If u hookz up wit teh OPP u gots to pay up. No Tu-Pac episodes, tho.21 Makez offering of cheezburger an it be ok.

No eating teh icing off teh cake before teh party. Teh birfday kitteh gets teh icing first. After dat youz can has icing. I IZ CEILING CAT.

Cooks teh cheezburger all teh way throo. DO NOT WANT RAW.
No crazy voodoo stuffs, kthnx.

No mullets or bad sideburns.

No emo cutting an no tattoos off teh parlor wall. I IZ CEILING CAT.

No hookin’ out ur own kids or teh bad mans come to teh nayburhood.

Still no workin on teh weekends. I IZ CEILING CAT.

No listens to teh Sylvia Browne cuz she will pwn u. I IZ CEILING CAT.

Be nice to old kittehs. I IZ CEILING CAT.

Be nice to alienz cuz they might has destruct-o beems.

Pretend they is u cousin cuz we all alienz sumwear. I IZ CEILING CAT. No exaggerating teh size o u harballs.

We all knoes u is lieing. I IZ Ceiling Cat, after all. Do all thees stuffs that I sai. I IZ CEILING CAT.”

- Leviticus 19

Teh storm kept waving. Iz microwave, then mexican wave. Jonah sez “Rsistnce iz fewtile. Biff me in teh sea, ocean can pwnzd kittah. Is mai fault. sry.”But Michael triez to row teh boat to shore. He is phail, and teh storm iz getting worsnwors. So tehy preyed to Ceiling Cat, “wait. no! plz don’t drowns uz, cuz cats dusn’t lieks to get wet. DO NOT WANT. plsthnxbai.”Tehn they toss Jonah into teh waterz, and teh sea iz calmed down liek on ritlin. srsly. Teh sailors iz so skeered they makes offrings of catnips and cheezeburgers and loots in bukkits for Ceiling Cat. Ceiling Cat maeked a LOLrus to eated Jonah, and Jonah iz in yr whale making yr sushis for three days and three nights.
- Jonah 1:11-17

I expect to hear this in a sermon someday from some of my pastor friends.
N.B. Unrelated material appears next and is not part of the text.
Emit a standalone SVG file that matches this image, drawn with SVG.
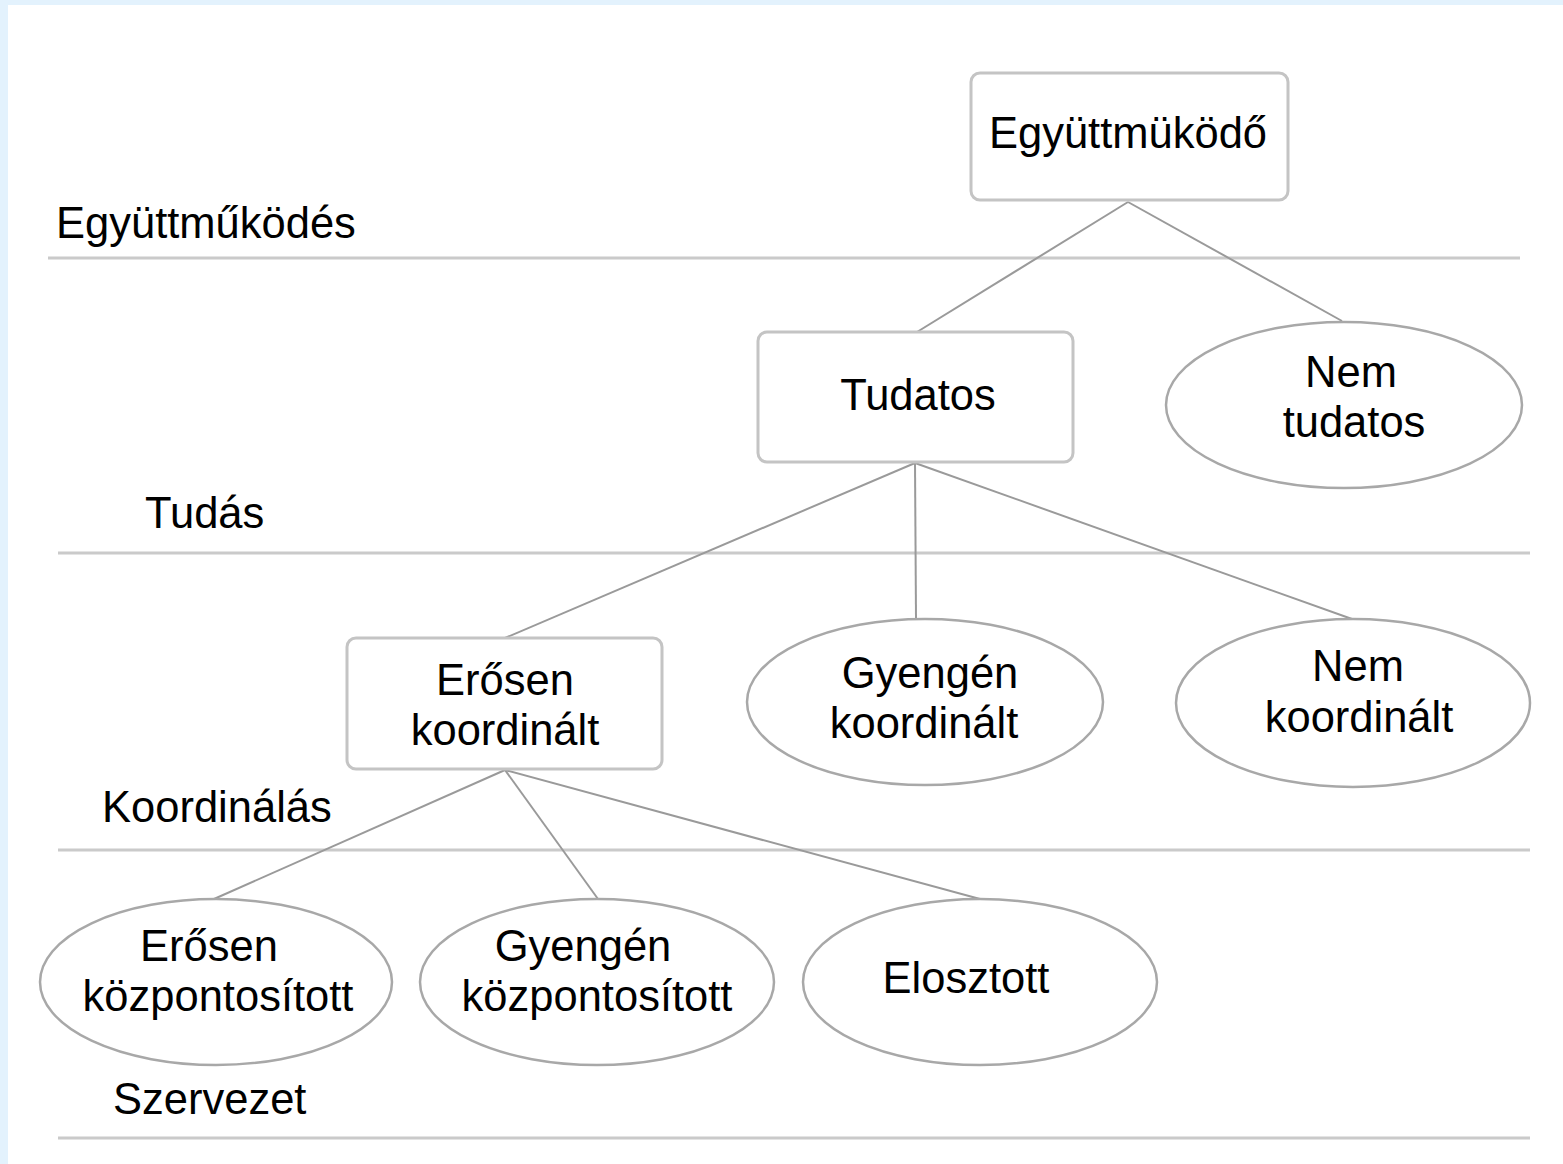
<svg xmlns="http://www.w3.org/2000/svg" width="1563" height="1164" viewBox="0 0 1563 1164">
  <style>
    .t { font-family: "Liberation Sans", Arial, sans-serif; font-size: 43.5px; fill: #000; }
    .c { text-anchor: middle; }
    .sep { stroke: #cacaca; stroke-width: 3; fill: none; }
    .box { fill: #fff; stroke: #c4c4c4; stroke-width: 3; }
    .oval { fill: #fff; stroke: #a8a8a8; stroke-width: 2.5; }
    .edge { stroke: #9a9a9a; stroke-width: 2; fill: none; }
  </style>

  <!-- page frame -->
  <rect x="0" y="0" width="1563" height="1164" fill="#e3f2fd"/>
  <rect x="8" y="5" width="1555" height="1159" fill="#fff"/>

  <!-- layer separators and layer names -->
  <g id="layers">
    <line class="sep" x1="48" y1="258" x2="1520" y2="258"/>
    <line class="sep" x1="58" y1="553" x2="1530" y2="553"/>
    <line class="sep" x1="58" y1="850" x2="1530" y2="850"/>
    <line class="sep" x1="58" y1="1138" x2="1530" y2="1138"/>
    <text class="t" x="56" y="238">Együttműködés</text>
    <text class="t" x="145" y="528">Tudás</text>
    <text class="t" x="102" y="822">Koordinálás</text>
    <text class="t" x="113" y="1114">Szervezet</text>
  </g>

  <!-- connectors -->
  <g id="connectors">
    <line class="edge" x1="1128" y1="202" x2="917" y2="332"/>
    <line class="edge" x1="1128" y1="202" x2="1342" y2="321"/>
    <line class="edge" x1="915" y1="463" x2="505" y2="638"/>
    <line class="edge" x1="915" y1="463" x2="916" y2="618"/>
    <line class="edge" x1="915" y1="463" x2="1352" y2="619"/>
    <line class="edge" x1="505" y1="770" x2="214" y2="899"/>
    <line class="edge" x1="505" y1="770" x2="598" y2="899"/>
    <line class="edge" x1="505" y1="770" x2="980" y2="899"/>
  </g>

  <g id="node-egyuttmukodo">
    <rect class="box" x="971" y="73" width="317" height="127" rx="9"/>
    <text class="t c" x="1128" y="148">Együttmüködő</text>
  </g>

  <g id="node-tudatos">
    <rect class="box" x="758" y="332" width="315" height="130" rx="9"/>
    <text class="t c" x="918" y="410">Tudatos</text>
  </g>

  <g id="node-nem-tudatos">
    <ellipse class="oval" cx="1344" cy="405" rx="178" ry="83"/>
    <text class="t c" x="1351" y="387">Nem</text>
    <text class="t c" x="1354" y="437">tudatos</text>
  </g>

  <g id="node-erosen-koordinalt">
    <rect class="box" x="347" y="638" width="315" height="131" rx="9"/>
    <text class="t c" x="505" y="695">Erősen</text>
    <text class="t c" x="505" y="745">koordinált</text>
  </g>

  <g id="node-gyengen-koordinalt">
    <ellipse class="oval" cx="925" cy="702" rx="178" ry="83"/>
    <text class="t c" x="930" y="688">Gyengén</text>
    <text class="t c" x="924" y="738">koordinált</text>
  </g>

  <g id="node-nem-koordinalt">
    <ellipse class="oval" cx="1353" cy="703" rx="177" ry="84"/>
    <text class="t c" x="1358" y="681">Nem</text>
    <text class="t c" x="1359" y="732">koordinált</text>
  </g>

  <g id="node-erosen-kozpontositott">
    <ellipse class="oval" cx="216" cy="982" rx="176" ry="83"/>
    <text class="t c" x="209" y="961">Erősen</text>
    <text class="t c" x="218" y="1011">központosított</text>
  </g>

  <g id="node-gyengen-kozpontositott">
    <ellipse class="oval" cx="597" cy="982" rx="177" ry="83"/>
    <text class="t c" x="583" y="961">Gyengén</text>
    <text class="t c" x="597" y="1011">központosított</text>
  </g>

  <g id="node-elosztott">
    <ellipse class="oval" cx="980" cy="982" rx="177" ry="83"/>
    <text class="t c" x="966" y="993">Elosztott</text>
  </g>
</svg>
2 Responses to “Holy kitteh 2 teh manifold!”

  1. elizabeth Says:

    That’s just wrong. Not because I’m opposed to the translation idea, but because I’m opposed to the suggestion that God would be a cat. Not a chance. Ceiling Cat, Schmeiling Cat.

    I do enjoy this verse-translation from Leviticus, however: “Be nice to alienz cuz they might has destruct-o beems.”

    wise words.

  2. Brandon Says:

    Ceiling Cat will smite you, kthnx.